The second thing VMware needs to do is bring more clarity to a field that begs for leadership: virtual networking. VMware in effect has opted for a collaborative, group effort in virtual networking. It bought Nicira for $1 billion, then encouraged Martin Casado and other Nicira talent to continue contributing to the virtual networking project of OpenStack. How will VMware capitalize on the rapid buildout of a virtual networking platform being constructed there? It's now clear that virtual networking will fit into the larger virtualized data center, but it's not clear where customers should first invest to bring that resource closer to reality. Rapid gains were realized in the consolidation of x86 servers on VMware hosts; can those gains be repeated in networking?

Third, VMware is too intensely focused on the role it can carve out for itself in cloud computing.
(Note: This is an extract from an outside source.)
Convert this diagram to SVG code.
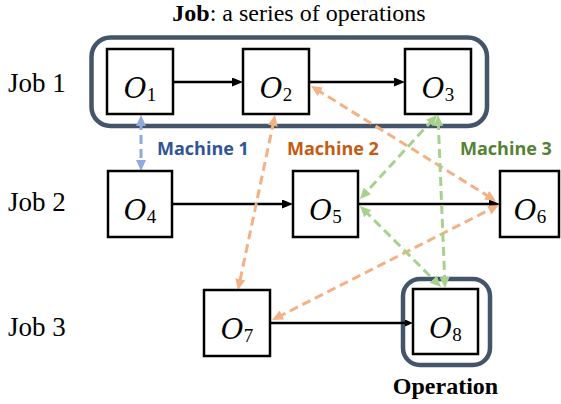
<svg xmlns="http://www.w3.org/2000/svg" width="561" height="404" viewBox="0 0 561 404">
<style>
.box{fill:#fff;stroke:#000;stroke-width:2.5}
.hl{fill:none;stroke:#44546a;stroke-width:4.5}
.op{font-family:"DejaVu Serif","Liberation Serif",serif;font-size:28px;fill:#000}
.op .v{font-style:italic}
.op .s{font-size:19px;font-family:"Liberation Serif",serif}
.job{font-family:"Liberation Serif",serif;font-size:27px;fill:#000}
.cap{font-family:"Liberation Serif",serif;font-size:24px;fill:#000}
.mach{font-family:"Open Sans","Liberation Sans",sans-serif;font-size:18px;font-weight:bold}
.seq{stroke:#000;stroke-width:2.7;fill:none}
.dash{stroke-width:3;stroke-dasharray:9 5;fill:none}
.o{stroke:#f4b183}
.g{stroke:#a9d18e}
.b{stroke:#8faadc}
</style>
<defs>
<marker id="ab" markerUnits="userSpaceOnUse" markerWidth="11" markerHeight="9" refX="6" refY="4.5" orient="auto"><path d="M0,0 L11,4.5 L0,9 z" fill="#000"/></marker>
<marker id="abs" markerUnits="userSpaceOnUse" markerWidth="8" markerHeight="7" refX="4" refY="3.5" orient="auto"><path d="M0,0 L8,3.5 L0,7 z" fill="#000"/></marker>
<marker id="ao" markerUnits="userSpaceOnUse" markerWidth="11" markerHeight="10" refX="5" refY="5" orient="auto-start-reverse"><path d="M0,0 L11,5 L0,10 z" fill="#f4b183"/></marker>
<marker id="ag" markerUnits="userSpaceOnUse" markerWidth="11" markerHeight="10" refX="5" refY="5" orient="auto-start-reverse"><path d="M0,0 L11,5 L0,10 z" fill="#a9d18e"/></marker>
<marker id="abl" markerUnits="userSpaceOnUse" markerWidth="11" markerHeight="10" refX="5" refY="5" orient="auto-start-reverse"><path d="M0,0 L11,5 L0,10 z" fill="#8faadc"/></marker>
</defs>

<text class="cap" x="299" y="21" text-anchor="middle"><tspan font-weight="bold">Job</tspan>: a series of operations</text>

<g id="job1-highlight"><rect class="hl" x="91.5" y="37.5" width="395.5" height="88.5" rx="19"/></g>
<g id="operation-highlight"><rect class="hl" x="403" y="279" width="87" height="86" rx="17"/></g>

<g id="row-labels">
<text class="job" x="8" y="92">Job 1</text>
<text class="job" x="8" y="211">Job 2</text>
<text class="job" x="8" y="336">Job 3</text>
</g>

<g id="machine-labels">
<text class="mach" x="157" y="155" fill="#2f5597">Machine 1</text>
<text class="mach" x="287" y="155" fill="#c55a11">Machine 2</text>
<text class="mach" x="460" y="155" fill="#548235">Machine 3</text>
</g>

<g id="connectors">
<line class="seq" x1="173" y1="82" x2="238" y2="82" marker-end="url(#ab)"/>
<line class="seq" x1="309" y1="82" x2="400" y2="82" marker-end="url(#ab)"/>
<line class="seq" x1="172" y1="204" x2="288" y2="204" marker-end="url(#ab)"/>
<line class="seq" x1="358" y1="204" x2="495" y2="204" marker-end="url(#ab)"/>
<line class="seq" x1="270" y1="323" x2="409" y2="323" stroke-width="2" marker-end="url(#abs)"/>

<line class="dash b" x1="141" y1="121" x2="141" y2="165" marker-start="url(#abl)" marker-end="url(#abl)"/>
<line class="dash o" x1="273.8" y1="120.9" x2="239.2" y2="284.1" marker-start="url(#ao)" marker-end="url(#ao)"/>
<line class="dash o" x1="316.1" y1="89.2" x2="490.9" y2="197.8" marker-start="url(#ao)" marker-end="url(#ao)"/>
<line class="dash o" x1="277.4" y1="317.3" x2="493.6" y2="207.7" marker-start="url(#ao)" marker-end="url(#ao)"/>
<line class="dash g" x1="433" y1="119.4" x2="364" y2="194.6" marker-start="url(#ag)" marker-end="url(#ag)"/>
<line class="dash g" x1="364.2" y1="210.2" x2="436.8" y2="282.8" marker-start="url(#ag)" marker-end="url(#ag)"/>
<line class="dash g" x1="438.2" y1="121" x2="444.8" y2="282" marker-start="url(#ag)" marker-end="url(#ag)"/>
</g>

<g id="O1"><rect class="box" x="107" y="49" width="66" height="65"/><text class="op" x="140" y="98" text-anchor="middle"><tspan class="v">O</tspan><tspan class="s" dy="3">1</tspan></text></g>
<g id="O2"><rect class="box" x="243" y="49" width="66" height="65"/><text class="op" x="276" y="98" text-anchor="middle"><tspan class="v">O</tspan><tspan class="s" dy="3">2</tspan></text></g>
<g id="O3"><rect class="box" x="405" y="49" width="66" height="65"/><text class="op" x="438" y="98" text-anchor="middle"><tspan class="v">O</tspan><tspan class="s" dy="3">3</tspan></text></g>
<g id="O4"><rect class="box" x="108" y="171" width="64" height="66"/><text class="op" x="140" y="220" text-anchor="middle"><tspan class="v">O</tspan><tspan class="s" dy="3">4</tspan></text></g>
<g id="O5"><rect class="box" x="293" y="171" width="65" height="66"/><text class="op" x="325.5" y="220" text-anchor="middle"><tspan class="v">O</tspan><tspan class="s" dy="3">5</tspan></text></g>
<g id="O6"><rect class="box" x="500" y="171" width="59" height="66"/><text class="op" x="530" y="220" text-anchor="middle"><tspan class="v">O</tspan><tspan class="s" dy="3">6</tspan></text></g>
<g id="O7"><rect class="box" x="204" y="290" width="66" height="66"/><text class="op" x="237" y="339" text-anchor="middle"><tspan class="v">O</tspan><tspan class="s" dy="3">7</tspan></text></g>
<g id="O8"><rect class="box" x="413" y="289" width="65" height="65"/><text class="op" x="445.5" y="338" text-anchor="middle"><tspan class="v">O</tspan><tspan class="s" dy="3">8</tspan></text></g>

<text class="cap" x="445.5" y="394" text-anchor="middle" font-weight="bold">Operation</text>
</svg>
It has a natural role to play as the purveyor of the private cloud, which requires extending the virtualized data center into a more standardized, policy-driven operation with end-user self-provisioning. The need for the company to play a larger role in the public cloud is less clear, even though it's succeeded in convincing everyone that it feels it must at all costs be a major player there as well.

I'm not so sure. VMware with its grasp of virtualization is a natural data center systems company, and it will be able to extend its position there into hybrid cloud computing in several different ways. One would be to let Amazon Web Services -- and eventually other cloud vendors -- accept VMware workloads, which Amazon already does. Allowing this to set off a burning sense of competition with Amazon puts management in the position of saying that it's not only the best at virtualization; it will be the best at public cloud computing too. And that puts more management credibility on the line than is perhaps warranted, given the head start and capabilities of the competition.

VMware will pick up its share of the hybrid cloud market. Some customers will want an all-VMware world and will want the assurance of transferring their workloads from one vCloud Director to another as they take advantage of the public cloud. But there are going to be other solutions, and getting this issue into perspective would go a long way toward convincing customers that VMware has got its priorities straight. Most of them didn't know VMware was worried sick about cloud competitors until Gelsinger and Carl Eschenbach told them so at the Partner Exchange in April.

Fourth, accept the reality that it's a multi-hypervisor world and there's nothing wrong with that. Windows and Linux rule the data center, which means Microsoft will slowly but relentlessly take market share. The future of virtualization is managing all those virtualized resources as a single operation, including Hyper-V. Gartner's Magic Quadrant says Oracle VM is edging up as a challenger, but I believe the bigger threat is KVM, still down among the niche players. VMware should do everything it can to be the level-headed broker of these resources as well, and concentrate those management capabilities behind its concept of the software-defined data center.

Those who assume virtualization is a saturated market, and that it's inevitable it will move to commodity products, don't understand how much virtualization has changed things, how much it will continue to change things and how much some customers will continue to rely on VMware to lead those changes far into the future.